Sort of depends on the pads and the rotor type. The more premium pads such as
Raybestos Super Stop and similar HD compounds should be bedded in pretty much
like race pads: Get the pads real hot with successively harder stops, then
immediately park the car and let them cool completely
Ttypical OE-type pads don't need this, but they do need a get-acquinted period
where the pads can wear to match the groooves and countours of the rotor face.
Initially, the contact area may be 80%, then over 90% within a couple of miles,
but after about 500 miles it should approach 100%

|Another reason the rotors get warped is often due to washing your car soon
|after the brakes are hot.
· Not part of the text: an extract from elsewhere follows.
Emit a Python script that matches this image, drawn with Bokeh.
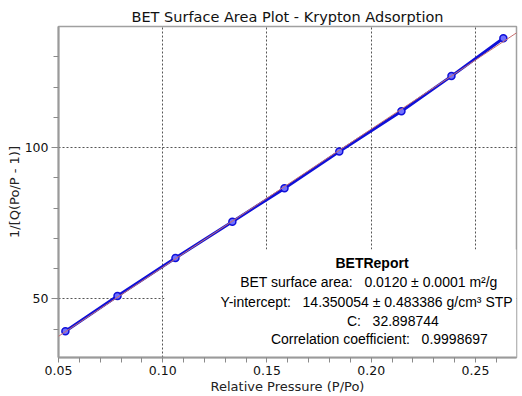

I know a two honda owners who've made this
|mistakes.

I've heard that for a long time, but I've never known of a good cause-and-effect
example. If this were so, you should be able to warp a rotor by hitting a
puddle when the brakes were hot. If that were true, there would be a lot more
warped rotors.

|Of course, getting the brakes red hot (like in race conditions), will surely
|warp the stock rotors.

You'd think so, but actual road racing on stock rotors rarely warps a rotor. I
have a few years experience road racing production based vehicles - Jetta,
Pinto, early RX7. We get our rotors so hot they turn blue, and they regularly
crack, but I have yet to see a warped one.

In my experience, the 2 things that seem to cause this most:
1 - Rotors that have been turned down to the minimum or below. It used to be
common practice to fudge a bit on the minimum spec, often at the request of the
customer. "Just get the grooves out so I can sell the car". Modern rotors have
less than half the thickness range the old ones did. I wouldn't use a rotor on a
street car that was near the min thickness.
2 - Incorrect or uneven torque. This only affects cars with "hat" rotors, where
the rotor is separate from the hub. Mostly, this is the front rotors on a FWD
(the rears don't get hot enough). Integral cast rotors don't warp as badly and
can almost always be trued on a lathe without taking too much off.